═══ Dataset section ═══

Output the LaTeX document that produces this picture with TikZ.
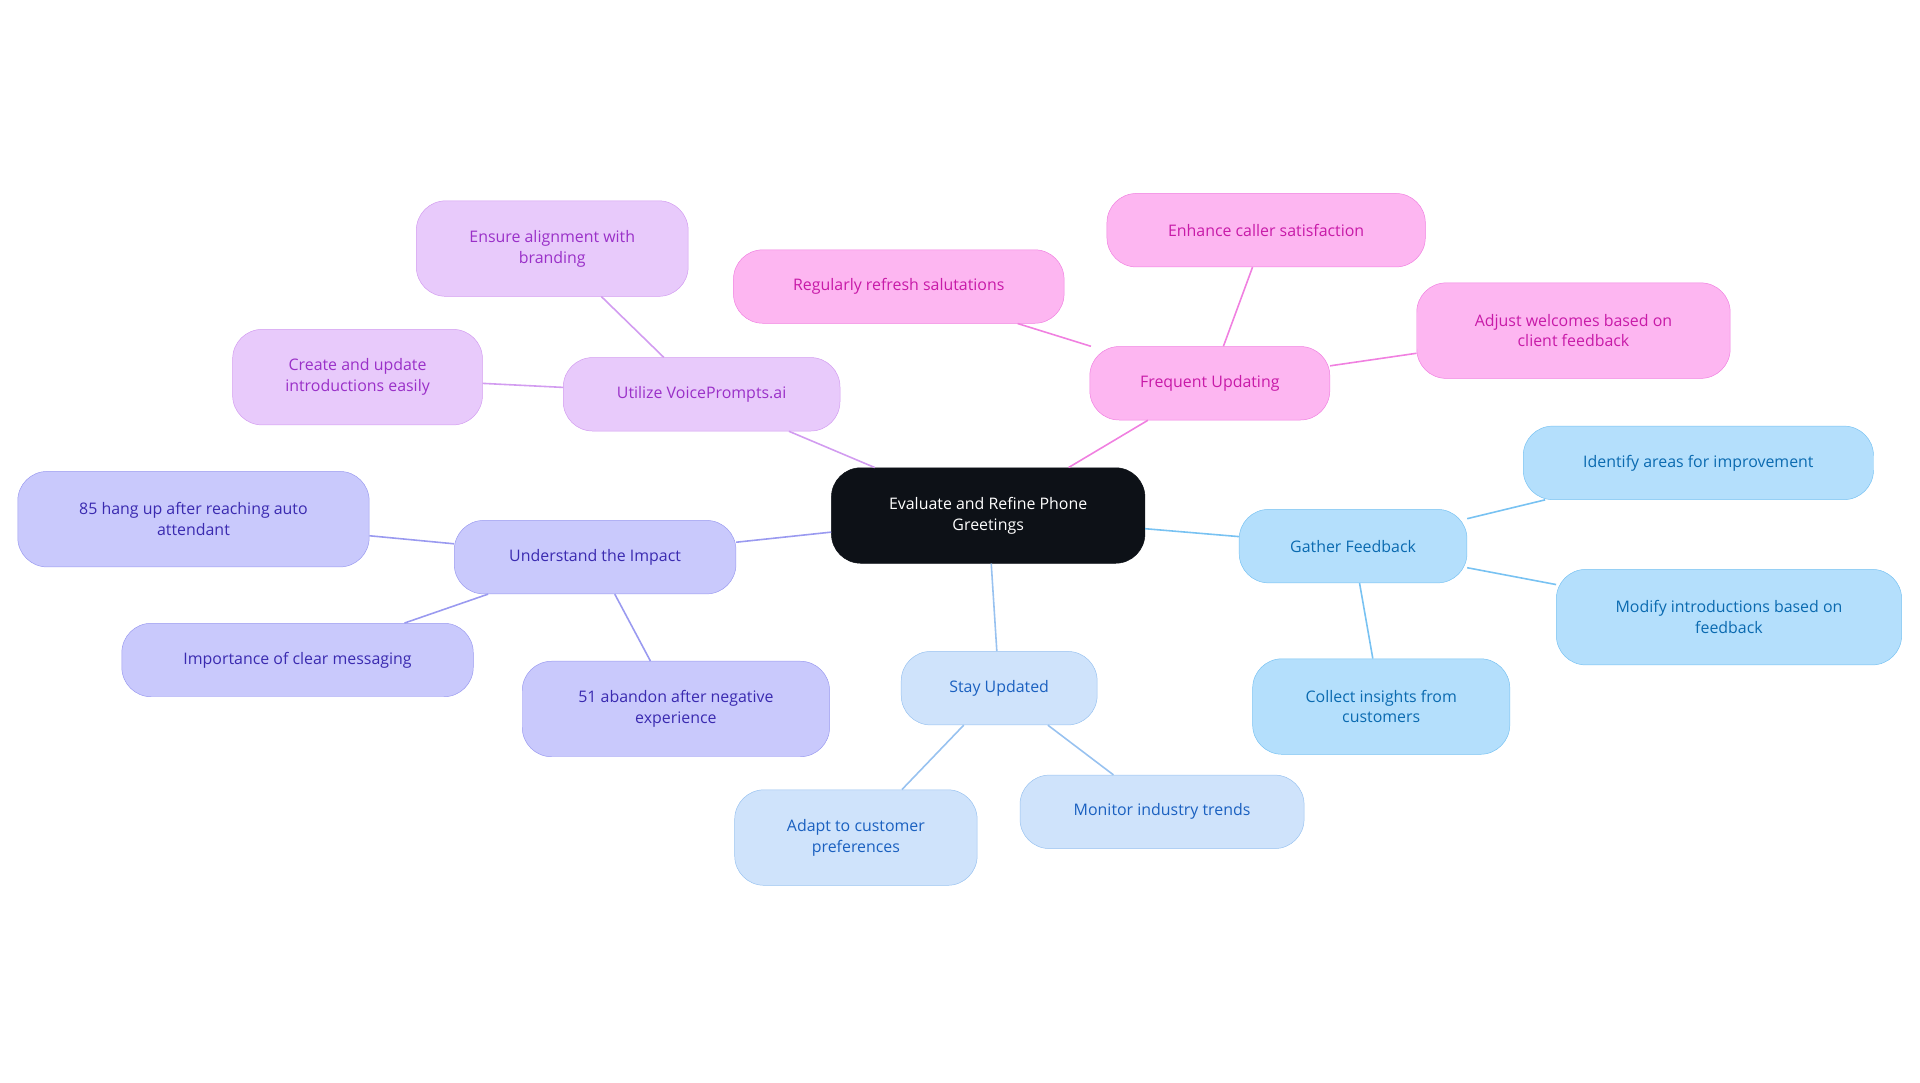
\documentclass[tikz,border=0pt]{standalone}
\usepackage{fontspec}
\setmainfont{Open Sans}
\usetikzlibrary{positioning}
\definecolor{centerfill}{HTML}{0D1117}
\definecolor{purfill}{HTML}{E8CAFB}\definecolor{purline}{HTML}{D29CF0}\definecolor{purtext}{HTML}{9A30C8}
\definecolor{pinkfill}{HTML}{FDB6F1}\definecolor{pinkline}{HTML}{F080E0}\definecolor{pinktext}{HTML}{C81AA8}
\definecolor{bluefill}{HTML}{B4DFFC}\definecolor{blueline}{HTML}{78C2F2}\definecolor{bluetext}{HTML}{0A6AB0}
\definecolor{skyfill}{HTML}{CFE3FB}\definecolor{skyline}{HTML}{98C2F0}\definecolor{skytext}{HTML}{1A60C0}
\definecolor{indfill}{HTML}{C9C9FC}\definecolor{indline}{HTML}{9A9AF0}\definecolor{indtext}{HTML}{3A2AB0}
\tikzset{
  topic/.style={rectangle, rounded corners=24pt, align=center, minimum height=60pt, inner sep=4pt, font=\fontsize{13}{17}\selectfont},
  root/.style={topic, fill=centerfill, draw=centerfill, text=white, minimum width=256pt, minimum height=78pt},
  pur/.style={topic, fill=purfill, draw=purline, text=purtext},
  pink/.style={topic, fill=pinkfill, draw=pinkline, text=pinktext},
  blue/.style={topic, fill=bluefill, draw=blueline, text=bluetext},
  sky/.style={topic, fill=skyfill, draw=skyline, text=skytext},
  ind/.style={topic, fill=indfill, draw=indline, text=indtext},
  link/.style={line width=1.3pt}
}
\begin{document}
\begin{tikzpicture}[x=1pt,y=-1pt]
\useasboundingbox (0,0) rectangle (1568,884);
\node (root) [root] at (807,421) {Evaluate and Refine Phone\\Greetings};
% purple branch
\node (voice) [pur, minimum width=226pt] at (573,322) {Utilize VoicePrompts.ai};
\node (brand) [pur, minimum width=222pt, minimum height=78pt] at (451,203) {Ensure alignment with\\branding};
\node (create) [pur, minimum width=204pt, minimum height=78pt] at (292,308) {Create and update\\introductions easily};
% pink branch
\node (freq) [pink, minimum width=196pt] at (988,313) {Frequent Updating};
\node (refresh) [pink, minimum width=270pt] at (734,234) {Regularly refresh salutations};
\node (enhance) [pink, minimum width=260pt] at (1034,188) {Enhance caller satisfaction};
\node (adjust) [pink, minimum width=256pt, minimum height=78pt] at (1285,270) {Adjust welcomes based on\\client feedback};
% blue branch
\node (gather) [blue, minimum width=186pt] at (1105,446) {Gather Feedback};
\node (identify) [blue, minimum width=286pt] at (1387,378) {Identify areas for improvement};
\node (modify) [blue, minimum width=282pt, minimum height=78pt] at (1412,504) {Modify introductions based on\\feedback};
\node (collect) [blue, minimum width=210pt, minimum height=78pt] at (1128,577) {Collect insights from\\customers};
% sky branch
\node (stay) [sky, minimum width=160pt] at (816,562) {Stay Updated};
\node (adapt) [sky, minimum width=198pt, minimum height=78pt] at (699,684) {Adapt to customer\\preferences};
\node (monitor) [sky, minimum width=232pt] at (949,663) {Monitor industry trends};
% indigo branch
\node (impact) [ind, minimum width=230pt] at (486,455) {Understand the Impact};
\node (hang) [ind, minimum width=287pt, minimum height=78pt] at (158,424) {85 hang up after reaching auto\\attendant};
\node (clear) [ind, minimum width=287pt] at (243,539) {Importance of clear messaging};
\node (abandon) [ind, minimum width=251pt, minimum height=78pt] at (552,579) {51 abandon after negative\\experience};
% links
\draw [link, purline] (root) -- (voice);
\draw [link, purline] (voice) -- (brand);
\draw [link, purline] (voice) -- (create);
\draw [link, pinkline] (root) -- (freq);
\draw [link, pinkline] (freq) -- (refresh);
\draw [link, pinkline] (freq) -- (enhance);
\draw [link, pinkline] (freq) -- (adjust);
\draw [link, blueline] (root) -- (gather);
\draw [link, blueline] (gather) -- (identify);
\draw [link, blueline] (gather) -- (modify);
\draw [link, blueline] (gather) -- (collect);
\draw [link, skyline] (root) -- (stay);
\draw [link, skyline] (stay) -- (adapt);
\draw [link, skyline] (stay) -- (monitor);
\draw [link, indline] (root) -- (impact);
\draw [link, indline] (impact) -- (hang);
\draw [link, indline] (impact) -- (clear);
\draw [link, indline] (impact) -- (abandon);
\end{tikzpicture}
\end{document}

═══

§ **Work to do**
Restate the data above exactly, stripping out each image.

§ **Response to the task**
Output the LaTeX document that produces this picture with TikZ.
\documentclass[tikz,border=0pt]{standalone}
\usepackage{fontspec}
\setmainfont{Open Sans}
\usetikzlibrary{positioning}
\definecolor{centerfill}{HTML}{0D1117}
\definecolor{purfill}{HTML}{E8CAFB}\definecolor{purline}{HTML}{D29CF0}\definecolor{purtext}{HTML}{9A30C8}
\definecolor{pinkfill}{HTML}{FDB6F1}\definecolor{pinkline}{HTML}{F080E0}\definecolor{pinktext}{HTML}{C81AA8}
\definecolor{bluefill}{HTML}{B4DFFC}\definecolor{blueline}{HTML}{78C2F2}\definecolor{bluetext}{HTML}{0A6AB0}
\definecolor{skyfill}{HTML}{CFE3FB}\definecolor{skyline}{HTML}{98C2F0}\definecolor{skytext}{HTML}{1A60C0}
\definecolor{indfill}{HTML}{C9C9FC}\definecolor{indline}{HTML}{9A9AF0}\definecolor{indtext}{HTML}{3A2AB0}
\tikzset{
  topic/.style={rectangle, rounded corners=24pt, align=center, minimum height=60pt, inner sep=4pt, font=\fontsize{13}{17}\selectfont},
  root/.style={topic, fill=centerfill, draw=centerfill, text=white, minimum width=256pt, minimum height=78pt},
  pur/.style={topic, fill=purfill, draw=purline, text=purtext},
  pink/.style={topic, fill=pinkfill, draw=pinkline, text=pinktext},
  blue/.style={topic, fill=bluefill, draw=blueline, text=bluetext},
  sky/.style={topic, fill=skyfill, draw=skyline, text=skytext},
  ind/.style={topic, fill=indfill, draw=indline, text=indtext},
  link/.style={line width=1.3pt}
}
\begin{document}
\begin{tikzpicture}[x=1pt,y=-1pt]
\useasboundingbox (0,0) rectangle (1568,884);
\node (root) [root] at (807,421) {Evaluate and Refine Phone\\Greetings};
% purple branch
\node (voice) [pur, minimum width=226pt] at (573,322) {Utilize VoicePrompts.ai};
\node (brand) [pur, minimum width=222pt, minimum height=78pt] at (451,203) {Ensure alignment with\\branding};
\node (create) [pur, minimum width=204pt, minimum height=78pt] at (292,308) {Create and update\\introductions easily};
% pink branch
\node (freq) [pink, minimum width=196pt] at (988,313) {Frequent Updating};
\node (refresh) [pink, minimum width=270pt] at (734,234) {Regularly refresh salutations};
\node (enhance) [pink, minimum width=260pt] at (1034,188) {Enhance caller satisfaction};
\node (adjust) [pink, minimum width=256pt, minimum height=78pt] at (1285,270) {Adjust welcomes based on\\client feedback};
% blue branch
\node (gather) [blue, minimum width=186pt] at (1105,446) {Gather Feedback};
\node (identify) [blue, minimum width=286pt] at (1387,378) {Identify areas for improvement};
\node (modify) [blue, minimum width=282pt, minimum height=78pt] at (1412,504) {Modify introductions based on\\feedback};
\node (collect) [blue, minimum width=210pt, minimum height=78pt] at (1128,577) {Collect insights from\\customers};
% sky branch
\node (stay) [sky, minimum width=160pt] at (816,562) {Stay Updated};
\node (adapt) [sky, minimum width=198pt, minimum height=78pt] at (699,684) {Adapt to customer\\preferences};
\node (monitor) [sky, minimum width=232pt] at (949,663) {Monitor industry trends};
% indigo branch
\node (impact) [ind, minimum width=230pt] at (486,455) {Understand the Impact};
\node (hang) [ind, minimum width=287pt, minimum height=78pt] at (158,424) {85 hang up after reaching auto\\attendant};
\node (clear) [ind, minimum width=287pt] at (243,539) {Importance of clear messaging};
\node (abandon) [ind, minimum width=251pt, minimum height=78pt] at (552,579) {51 abandon after negative\\experience};
% links
\draw [link, purline] (root) -- (voice);
\draw [link, purline] (voice) -- (brand);
\draw [link, purline] (voice) -- (create);
\draw [link, pinkline] (root) -- (freq);
\draw [link, pinkline] (freq) -- (refresh);
\draw [link, pinkline] (freq) -- (enhance);
\draw [link, pinkline] (freq) -- (adjust);
\draw [link, blueline] (root) -- (gather);
\draw [link, blueline] (gather) -- (identify);
\draw [link, blueline] (gather) -- (modify);
\draw [link, blueline] (gather) -- (collect);
\draw [link, skyline] (root) -- (stay);
\draw [link, skyline] (stay) -- (adapt);
\draw [link, skyline] (stay) -- (monitor);
\draw [link, indline] (root) -- (impact);
\draw [link, indline] (impact) -- (hang);
\draw [link, indline] (impact) -- (clear);
\draw [link, indline] (impact) -- (abandon);
\end{tikzpicture}
\end{document}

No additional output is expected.